The differences in the way the two handle their economic affairs is especially pronounced when it comes to mortgages.
In Japan, as in the United States, banks lend up to 100 percent of a home’s value, whereas in Korea, they only provide 60 to 70 percent due to rules laid down by the financial watchdog. Local borrowers are further restricted by stringent debt-to-income regulations.
Some critics claim the practice of jeonse, where the lessee foregoes monthly rent payments by giving the landlord a lump sum deposit equivalent to up to half of the house’s value, safeguards against a bubble.
This means Koreans are exposed to lower levels of debt than their Japanese or U.S. counterparts.
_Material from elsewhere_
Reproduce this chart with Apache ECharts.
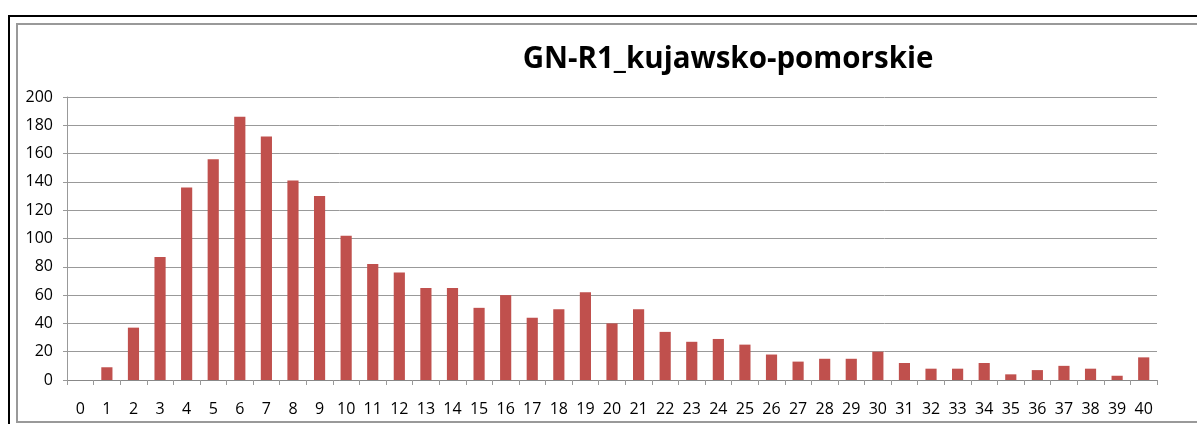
<!DOCTYPE html>
<html><head><meta charset="utf-8">
<script src="https://cdn.jsdelivr.net/npm/echarts@6/dist/echarts.min.js"></script>
<style>
html,body{margin:0;padding:0;background:#fff;overflow:hidden;}
#outer{position:absolute;left:8px;top:15px;width:1200px;height:430px;border:2px solid #000;box-sizing:border-box;}
#inner{position:absolute;left:16px;top:23px;width:1200px;height:400px;border-left:2px solid #999;border-top:2px solid #999;border-bottom:2px solid #999;box-sizing:border-box;}
#chart{position:absolute;left:0;top:0;width:1197px;height:424px;}
</style></head>
<body>
<div id="outer"></div><div id="inner"></div>
<div id="chart"></div>
<script>
const title = "GN-R1_kujawsko-pomorskie";
const categories = ["0","1","2","3","4","5","6","7","8","9","10","11","12","13","14","15","16","17","18","19","20","21","22","23","24","25","26","27","28","29","30","31","32","33","34","35","36","37","38","39","40"];
const values = [0,9,37,87,136,156,186,172,141,130,102,82,76,65,65,51,60,44,50,62,40,50,34,27,29,25,18,13,15,15,20,12,8,8,12,4,7,10,8,3,16];
const yTicks = {min:0, max:200, interval:20};

const chart = echarts.init(document.getElementById('chart'));
const font = '"Open Sans", "Noto Sans", sans-serif';
chart.setOption({
  animation:false,
  title:{text:title, left:723, top:40, textAlign:'center',
    textStyle:{fontFamily:font, fontWeight:'bold', fontSize:29.5, color:'#000'}},
  grid:{left:67, right:40, top:97, bottom:44},
  xAxis:{type:'category', data:categories, boundaryGap:true,
    axisLine:{lineStyle:{color:'#888', width:1}},
    axisTick:{show:true, alignWithLabel:false, length:5, lineStyle:{color:'#999'}},
    axisLabel:{color:'#000', fontFamily:font, fontSize:16, margin:21, interval:0}},
  yAxis:{type:'value', min:yTicks.min, max:yTicks.max, interval:yTicks.interval,
    axisLine:{show:true, lineStyle:{color:'#999'}},
    axisTick:{show:true, length:4, lineStyle:{color:'#999'}},
    axisLabel:{color:'#000', fontFamily:font, fontSize:16, margin:14},
    splitLine:{lineStyle:{color:'#999', width:1}}},
  series:[{type:'bar', data:values, barWidth:'42%', itemStyle:{color:'#C0504D'}}]
});
</script>
</body></html>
“The giving of large amounts of ‘key money’ explains why Korea has not had to deal with a burst bubble like the U.S. and Japan,” said Kim Sun-dok, head of a think tank called Construction Industry Strategy Research.
“Of course, there are certain similarities, as Korea is experiencing a graying population and weakening industrial competitiveness as it develops,” Kim said. “But Korea’s real estate market is fundamentally different from that of Japan and the U.S.”
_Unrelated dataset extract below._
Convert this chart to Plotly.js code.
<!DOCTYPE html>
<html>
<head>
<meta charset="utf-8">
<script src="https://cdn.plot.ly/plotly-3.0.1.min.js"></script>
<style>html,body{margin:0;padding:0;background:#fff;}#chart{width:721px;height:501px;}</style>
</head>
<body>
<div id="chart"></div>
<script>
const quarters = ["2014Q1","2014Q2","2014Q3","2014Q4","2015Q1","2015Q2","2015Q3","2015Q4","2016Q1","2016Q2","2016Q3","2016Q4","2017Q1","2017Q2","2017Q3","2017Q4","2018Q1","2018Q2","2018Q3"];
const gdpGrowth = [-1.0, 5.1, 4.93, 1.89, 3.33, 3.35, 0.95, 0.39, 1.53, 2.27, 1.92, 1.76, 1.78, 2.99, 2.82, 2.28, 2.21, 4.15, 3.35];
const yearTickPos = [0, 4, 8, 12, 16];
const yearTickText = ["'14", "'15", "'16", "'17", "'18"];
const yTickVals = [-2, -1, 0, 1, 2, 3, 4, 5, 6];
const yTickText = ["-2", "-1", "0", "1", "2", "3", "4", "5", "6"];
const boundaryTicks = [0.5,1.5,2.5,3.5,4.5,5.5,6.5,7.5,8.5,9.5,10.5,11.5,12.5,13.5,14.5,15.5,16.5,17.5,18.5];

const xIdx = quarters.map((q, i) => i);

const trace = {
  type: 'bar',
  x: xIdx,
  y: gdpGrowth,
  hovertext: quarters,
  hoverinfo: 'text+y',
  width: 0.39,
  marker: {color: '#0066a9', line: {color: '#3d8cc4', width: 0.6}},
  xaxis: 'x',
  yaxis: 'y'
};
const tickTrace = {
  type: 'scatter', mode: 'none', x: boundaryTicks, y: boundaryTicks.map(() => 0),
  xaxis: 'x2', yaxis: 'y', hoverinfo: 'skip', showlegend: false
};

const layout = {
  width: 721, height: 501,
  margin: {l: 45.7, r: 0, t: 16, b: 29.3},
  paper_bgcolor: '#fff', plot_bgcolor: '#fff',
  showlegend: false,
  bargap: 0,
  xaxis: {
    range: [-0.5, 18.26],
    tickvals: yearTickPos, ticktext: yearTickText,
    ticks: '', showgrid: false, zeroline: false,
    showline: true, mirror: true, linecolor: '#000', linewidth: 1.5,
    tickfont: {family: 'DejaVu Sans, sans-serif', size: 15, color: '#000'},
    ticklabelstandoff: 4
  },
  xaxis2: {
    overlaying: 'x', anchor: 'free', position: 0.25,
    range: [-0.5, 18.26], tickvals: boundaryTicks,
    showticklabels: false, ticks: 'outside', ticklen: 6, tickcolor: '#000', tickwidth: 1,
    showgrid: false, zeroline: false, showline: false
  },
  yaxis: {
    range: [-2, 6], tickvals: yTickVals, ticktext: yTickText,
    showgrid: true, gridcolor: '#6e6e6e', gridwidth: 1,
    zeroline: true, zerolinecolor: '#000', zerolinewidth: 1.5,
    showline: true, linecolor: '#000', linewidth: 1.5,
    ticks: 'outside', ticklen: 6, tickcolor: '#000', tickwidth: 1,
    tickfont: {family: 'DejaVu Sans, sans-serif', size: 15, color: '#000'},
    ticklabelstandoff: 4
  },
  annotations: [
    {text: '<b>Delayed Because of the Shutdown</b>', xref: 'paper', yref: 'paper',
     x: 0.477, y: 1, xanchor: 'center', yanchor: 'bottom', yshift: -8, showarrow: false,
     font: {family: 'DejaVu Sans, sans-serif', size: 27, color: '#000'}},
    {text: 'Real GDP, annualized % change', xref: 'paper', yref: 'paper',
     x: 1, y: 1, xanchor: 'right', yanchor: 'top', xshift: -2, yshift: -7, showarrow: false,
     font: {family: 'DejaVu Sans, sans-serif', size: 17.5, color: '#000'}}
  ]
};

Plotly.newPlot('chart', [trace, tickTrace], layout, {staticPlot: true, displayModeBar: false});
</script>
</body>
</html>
Japan’s real estate bubble was mostly caused by the spiraling cost of office buildings, but in Korea, apartments pose the biggest risk, he said.
“In Korea, buyers need to wait a couple of years until apartments are finished because they are normally built after they have been purchased. So when there is a shortage, prices shoot up quickly. But when they fall, they fall slowly,” he added.
This insulated owners against huge losses, he argued, citing how apartment prices fell just 13 percent in Korea in 1998 at the height of Asian financial crisis, but plummeted more than 25 percent in Britain and the U.S. when their respective bubbles burst.
Song In-ho, a senior researcher at the Korea Development Institute, agreed that the bottom is unlikely to fall out of the domestic market.
“Housing prices in the Seoul metropolitan area have already hit bottom,” Song said. “Furthermore, there is still a supply shortage compared to other developed countries. As single households continue to grow, we will need more houses.”